R1-2600186
discussion
General aspects and frameworks for 6GR multi-antenna system
From OPPO
Summary
OPPO presents 46 proposals and 13 observations across 7 major sections addressing 6GR PHY design, advocating for a scalable modular air interface built on a lean mandatory baseline functionality set derived from low-tier IoT, while examining duplex types, spectrum utilization, coverage targets, MRSS, and harmonization of NTN/TN/sensing.
Position
OPPO proposes a modular 6GR air interface structured around a lean Mandatory baseline functionality set templated from lowest-tier 6G IoT, asserting that eMBB devices in low-data-rate mode are naturally IoT devices. They require intra-device-type scalability via device-type-specific mandatory/optional functionality sets and inter-device-type scalability via the baseline set. On duplex, OPPO presents technical case against UE-side SBFD due to 46dB antenna+RF isolation and 114dB total isolation requirements, limiting UE Tx power to below -5~-1dBm and coverage under 30m; they propose studying dynamic SBFD with unified design for dynamic TDD. For spectrum, OPPO argues SCMC framework requires lower complexity than CA framework across multiple dimensions (cell reselection, per-cell HARQ entity, BWP concept, PDCCH design). They propose extending FR1 to 8.4GHz with a separate mid-high band and 200MHz maximum UE channel bandwidth while studying NW-side 400MHz via 2-carrier combination. For sensing, OPPO requires reusing communication frame/slot structure without impacting symbol boundaries and proposes single/double-symbol methods for equivalent longer CP.
Key proposals
- Proposal 1 (Sec 2.3): The design principle for modular 6GR air interface uses a Mandatory baseline functionality set for all device types supporting low-data rate operation, with device-type-specific sets growing from it.

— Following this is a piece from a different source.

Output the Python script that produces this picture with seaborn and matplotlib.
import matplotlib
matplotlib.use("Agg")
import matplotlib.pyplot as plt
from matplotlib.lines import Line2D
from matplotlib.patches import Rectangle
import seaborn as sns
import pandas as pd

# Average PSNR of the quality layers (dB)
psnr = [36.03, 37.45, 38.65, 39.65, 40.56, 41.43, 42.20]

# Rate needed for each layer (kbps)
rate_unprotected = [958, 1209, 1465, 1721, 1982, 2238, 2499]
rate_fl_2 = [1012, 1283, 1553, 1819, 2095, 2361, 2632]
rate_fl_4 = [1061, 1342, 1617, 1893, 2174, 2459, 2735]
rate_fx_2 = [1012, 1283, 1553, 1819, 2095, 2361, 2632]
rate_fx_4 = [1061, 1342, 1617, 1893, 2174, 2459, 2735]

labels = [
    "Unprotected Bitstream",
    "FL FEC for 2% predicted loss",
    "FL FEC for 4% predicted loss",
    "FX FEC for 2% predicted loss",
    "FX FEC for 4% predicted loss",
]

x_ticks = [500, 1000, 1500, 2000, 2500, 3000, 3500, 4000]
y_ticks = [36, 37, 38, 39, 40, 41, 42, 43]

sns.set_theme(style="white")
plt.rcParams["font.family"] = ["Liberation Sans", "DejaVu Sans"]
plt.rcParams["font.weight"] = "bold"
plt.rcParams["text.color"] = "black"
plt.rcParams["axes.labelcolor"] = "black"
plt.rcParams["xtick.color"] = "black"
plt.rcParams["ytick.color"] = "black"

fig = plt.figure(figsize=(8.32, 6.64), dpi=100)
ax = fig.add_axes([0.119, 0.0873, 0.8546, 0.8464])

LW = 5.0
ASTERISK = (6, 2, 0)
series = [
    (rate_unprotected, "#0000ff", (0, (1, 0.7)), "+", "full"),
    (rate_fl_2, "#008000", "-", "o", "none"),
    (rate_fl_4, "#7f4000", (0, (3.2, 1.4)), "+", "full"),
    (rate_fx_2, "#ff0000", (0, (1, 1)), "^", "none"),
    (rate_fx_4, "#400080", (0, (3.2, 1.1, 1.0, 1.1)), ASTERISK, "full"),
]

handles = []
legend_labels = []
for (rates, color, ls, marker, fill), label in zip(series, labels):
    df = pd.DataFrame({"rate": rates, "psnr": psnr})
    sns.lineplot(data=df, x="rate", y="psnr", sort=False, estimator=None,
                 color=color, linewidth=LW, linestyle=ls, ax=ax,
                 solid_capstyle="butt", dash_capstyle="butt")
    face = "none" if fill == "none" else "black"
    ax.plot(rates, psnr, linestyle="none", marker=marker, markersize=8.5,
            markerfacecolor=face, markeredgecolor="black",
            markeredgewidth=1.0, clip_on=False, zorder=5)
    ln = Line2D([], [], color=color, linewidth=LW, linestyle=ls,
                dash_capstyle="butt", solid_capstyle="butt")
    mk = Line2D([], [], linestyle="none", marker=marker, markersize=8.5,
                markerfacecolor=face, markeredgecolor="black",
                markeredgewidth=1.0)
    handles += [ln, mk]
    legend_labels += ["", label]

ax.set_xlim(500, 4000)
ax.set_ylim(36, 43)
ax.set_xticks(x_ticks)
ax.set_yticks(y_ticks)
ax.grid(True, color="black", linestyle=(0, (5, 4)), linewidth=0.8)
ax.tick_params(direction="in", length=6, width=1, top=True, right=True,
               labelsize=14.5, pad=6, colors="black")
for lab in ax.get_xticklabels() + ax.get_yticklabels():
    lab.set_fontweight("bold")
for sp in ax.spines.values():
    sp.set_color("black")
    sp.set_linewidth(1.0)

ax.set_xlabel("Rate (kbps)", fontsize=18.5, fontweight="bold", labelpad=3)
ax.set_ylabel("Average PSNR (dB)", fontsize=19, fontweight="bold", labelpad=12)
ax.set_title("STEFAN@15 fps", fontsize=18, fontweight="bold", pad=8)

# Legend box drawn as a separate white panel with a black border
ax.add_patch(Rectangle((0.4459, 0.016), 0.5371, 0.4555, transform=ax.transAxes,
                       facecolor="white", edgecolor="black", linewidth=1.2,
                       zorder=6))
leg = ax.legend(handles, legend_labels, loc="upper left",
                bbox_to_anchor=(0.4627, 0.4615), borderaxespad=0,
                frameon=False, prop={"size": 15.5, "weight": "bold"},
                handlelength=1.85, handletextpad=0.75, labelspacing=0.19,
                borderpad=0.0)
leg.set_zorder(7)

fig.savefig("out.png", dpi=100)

- Proposal 2 (Sec 2.4): Intra-device-type scalability is supported via device-type-specific mandatory/optional functionalities, while inter-device-type scalability is supported via the mandatory baseline functionality set.
- Proposal 9 (Sec 2.5): Identifies common functionalities applicable to all 6G device types: basic waveform/modulation/coding/frame structure/numerology, basic initial access for ~7GHz TN, DL/UL control for FDD/TDD single-carrier, eMBB coverage features, energy saving, and basic MRSS.
- Proposal 11 (Sec 3.2): Extend FR1 to 8.4 GHz and define a separate mid-high band (8.4–24.25 GHz) with 120kHz SCS as baseline.
- Proposal 13 (Sec 3.3): For 400MHz CBW at NW side, focus study on Option 2 and 3 (200MHz+200MHz 2-carrier operation at UE side with two FFT operations).
- Proposal 18 (Sec 4.1): For dynamic SBFD study, consider necessity/feasibility/commercial potentials/implementation complexity/performance plus unified design for dynamic TDD and dynamic SBFD.
- Proposal 19 (Sec 4.1): For UE-side SBFD, focus on feasibility analysis first with targets ensuring UE receiver front end is not saturated and sufficient DL SINR for data decoding; isolation requirements of 46dB (antenna+RF) and 114dB (all domains) are very challenging.
- Proposal 22 (Sec 4.2): For unified time-frequency configuration, study Option 1 (2D time-frequency resource configuration) and Option 2 (new SBFD symbol type).
- Proposal 28 (Sec 5.2): Coverage targets proposed: eMBB MCL=146dB/MIL=155dB/MPL=126dB; IoT MCL=153dB/MIL=162dB/MPL=133dB with data rates FFS.
- Proposal 35 (Sec 6): MRSS aspects include UE/NW complexity, resource allocation coordination, radio resource utilization, signaling overhead, FR1 operating bands, time/frequency alignment, reliance on existing NR deployments.
- Proposal 37 (Sec 7.2): Study multiple CCs sharing one common signaling set, TB across multiple carriers, HARQ entity sharing/cross-CC HARQ, flexible load balancing for RACH, RF/baseband sharing, and flexible UL/DL pairing.
- Proposal 38 (Sec 7.3): Study framework for multi-carrier handling including CA, SCMC, and carrier switching.
- Proposal 40 (Sec 7.5): 6GR NTN should consider both harmonized design with 6GR TN and NTN-specific features.
- Proposal 46 (Sec 7.6): For continuous waveform sensing, consider single-symbol method (comb-like frequency pattern for longer CP) and double-symbol method (first symbol forms longer CP) without changing symbol boundary.